15. So, in spite of this [fearful reaction], why has the resurrection of Christ, which had originally only been a dreadful event, been preached to this day to us as well as a visitation of joyous hope? Why is Easter not a fearsome day, but a day of joy?
16. So then, I would like for us to listen carefully once again to the message first given to humankind after the resurrection of Christ. What did that youth who announced the resurrection of Christ really say? He spoke to the women as follows. "Do not be surprised. You are searching for Jesus of Nazareth who had been crucified, but he has risen and is not here. Please look. It is the place they buried him," (verse six).
17. The important thing here is not just that it was announced that "Jesus, who was dead, has been resurrected from the dead." It is announced that "Jesus of Nazareth, who was crucified, has been resurrected from the dead." In other words, the unmistakable work of God in the resurrection is revealed as the resurrection of the One who had been crucified. There is where the great significance lies. Thus, we have to think of the resurrection as being linked to the cross.

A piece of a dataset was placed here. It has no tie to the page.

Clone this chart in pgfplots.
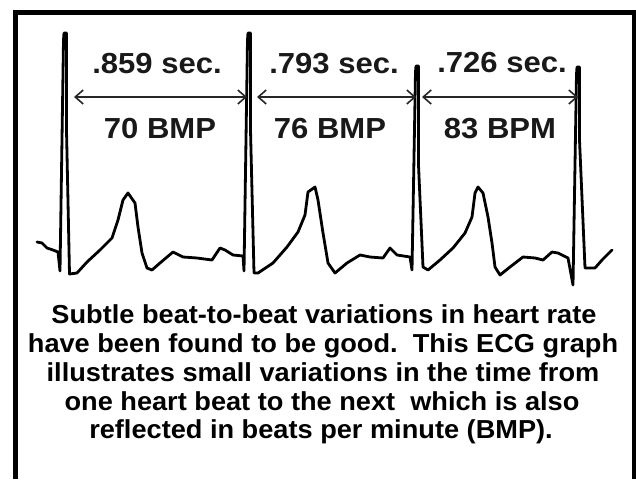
\documentclass[border=0pt]{standalone}
\usepackage{pgfplots}
\pgfplotsset{compat=1.18}
\usepackage{fontspec}
\setmainfont{Liberation Sans}
\usetikzlibrary{arrows.meta}
\begin{document}
\begin{tikzpicture}
\begin{axis}[scale only axis, width=636pt, height=479pt,
  xmin=0, xmax=636, ymin=0, ymax=479, y dir=reverse,
  hide axis, clip=true, anchor=south west, at={(0pt,0pt)}]
% frame
\addplot[black, line width=5pt, line join=miter] coordinates {(15.5,479) (15.5,12.5) (634,12.5) (634,479)};
% ECG trace
\addplot[black, line width=2.8pt, line join=round, line cap=round] coordinates {
(37,242) (42,243) (47,248) (53,250) (58,252) (60,271) (63.5,40) (64,33) (66.5,33) (66.5,130) (69.5,274) (77,273)
(87,262) (100,250) (112,238) (118,220) (123,200) (128,193) (135,203) (138,227) (142,253)
(147,268) (152,270) (160,263) (173,252) (183,257) (197,258) (212,260) (220,248) (225,250)
(233,255) (243,256) (244,271) (247.5,40) (248,33) (250.5,33) (250.5,130) (254,273) (258,273) (273,263) (287,247)
(298,232) (305,215) (308,192) (315,187) (318,200) (323,233) (328,263) (335,273) (347,263)
(360,255) (370,257) (383,258) (390,248) (397,255) (410,257) (412,270) (415.5,72) (416,66) (418.5,66) (418.5,165)
(423,267) (428,270) (440,260) (453,248) (465,233) (472,217) (475,193) (478,187) (483,193)
(488,217) (492,243) (495,267) (500,275) (510,267) (523,257) (535,258) (543,260) (552,252)
(558,253) (568,258) (573,285) (576.5,74) (577,67) (579.5,67) (579.5,140) (585,268) (590,268) (595,268) (602,260)
(612,250)};
% interval arrows
\addplot[black!85, line width=2.6pt, {Straight Barb[length=8pt,width=14pt,line width=1.6pt]}-{Straight Barb[length=8pt,width=14pt,line width=1.6pt]}] coordinates {(74,97) (247,97)};
\addplot[black!85, line width=2.6pt, {Straight Barb[length=8pt,width=14pt,line width=1.6pt]}-{Straight Barb[length=8pt,width=14pt,line width=1.6pt]}] coordinates {(257,97) (416,97)};
\addplot[black!85, line width=2.6pt, {Straight Barb[length=8pt,width=14pt,line width=1.6pt]}-{Straight Barb[length=8pt,width=14pt,line width=1.6pt]}] coordinates {(422,97) (578,97)};
% labels
\node[anchor=base, xscale=1.07, inner sep=0pt, text=black!90] at (axis cs:157,73) {\fontsize{29}{32}\selectfont\bfseries .859 sec.};
\node[anchor=base, xscale=1.07, inner sep=0pt, text=black!90] at (axis cs:334,73) {\fontsize{29}{32}\selectfont\bfseries .793 sec.};
\node[anchor=base, xscale=1.07, inner sep=0pt, text=black!90] at (axis cs:502,72) {\fontsize{29}{32}\selectfont\bfseries .726 sec.};
\node[anchor=base, xscale=1.07, inner sep=0pt, text=black!90] at (axis cs:160,138) {\fontsize{29}{32}\selectfont\bfseries 70 BMP};
\node[anchor=base, xscale=1.07, inner sep=0pt, text=black!90] at (axis cs:330,138) {\fontsize{29}{32}\selectfont\bfseries 76 BMP};
\node[anchor=base, xscale=1.07, inner sep=0pt, text=black!90] at (axis cs:500,138) {\fontsize{29}{32}\selectfont\bfseries 83 BPM};
% caption
\node[anchor=base, xscale=1.045, inner sep=0pt] at (axis cs:324,323) {\fontsize{26}{29}\selectfont\bfseries Subtle beat-to-beat variations in heart rate};
\node[anchor=base, xscale=1.045, inner sep=0pt] at (axis cs:323,352) {\fontsize{26}{29}\selectfont\bfseries have been found to be good.\ \ This ECG graph};
\node[anchor=base, xscale=1.045, inner sep=0pt] at (axis cs:323,381) {\fontsize{26}{29}\selectfont\bfseries illustrates small variations in the time from};
\node[anchor=base, xscale=1.045, inner sep=0pt] at (axis cs:322,410) {\fontsize{26}{29}\selectfont\bfseries one heart beat to the next\ \ which is also};
\node[anchor=base, xscale=1.045, inner sep=0pt] at (axis cs:321,438) {\fontsize{26}{29}\selectfont\bfseries reflected in beats per minute (BMP).};
\end{axis}
\pgfresetboundingbox
\path (0pt,0pt) rectangle (636pt,479pt);
\end{tikzpicture}
\end{document}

18. Before this Easter celebration we had a long Lenten period (the Passion season). In this period of time we had followed the foot prints of Jesus as he headed for the cross. Please recall. Christ went for the cross in order to redeem our sin with his own life. He put up on this earth the cross for the redemption of sin for us. The message the youth told us was none other than the event in which the One who died a death for redemption had been resurrected. But, because God is "the God who raised the crucified Jesus from the dead" we don't need to cry out like Isaiah did, "Woe is me. I will be destroyed." We don't need like Adam to evade the face of the Lord God and hide ourselves in the trees of the garden. When we look at God as the One who raised the crucified Jesus from the dead, God begins to be our hope.
Go To Galilee
19. Well, the youth who told them that God had raised the crucified Jesus from the dead went on further and reported this, "Now, go and inform the disciples and Peter. 'He is going ahead of you to Galilee. As he told you previously, he will meet you there,'" (verse seven).
20. There they were the disciples who had forsaken the Lord Jesus and run away. He said on purpose, tell "Peter." That night, Peter denied the Lord Jesus three times. [The youth] says let Peter know for Him, too. Because God is a God who raised the crucified Jesus from the dead, he would let them, [that is,] those who confessed their sin and shame, live with Jesus again. It was announced to them that they could meet the Lord again in Galilee. It says the Lord went on ahead to Galilee. Galilee is the place the disciples had first met the Lord. It is the place they heard the voice of the Lord Jesus say "Follow me." As persons set free from sin and death they were allowed to start over again with the Lord Jesus. In Galilee they hear the voice of the call of the Lord again. They can hear the voice saying, "Follow me."
21. The message God first gave through that youth his servant is also being forwarded to us today. The One who said, "Tell Peter too," has told us as well that news of him. We, who have been told of the message of the resurrection, no longer need to live like persons bound by death. God has made us too become persons freed from sin and death through the events of Christ's cross and resurrection and has made us persons to live with Christ. And God will lead us to Galilee again. We, too, are permitted to hear again the words of the resurrected Lord's call to "Follow me." Easter is for us, just like it was for the disciples, tantamount to a time to begin to follow the Lord of the resurrection anew and afresh.
End Note
1. "Mamieta" is a literary form for "he saw."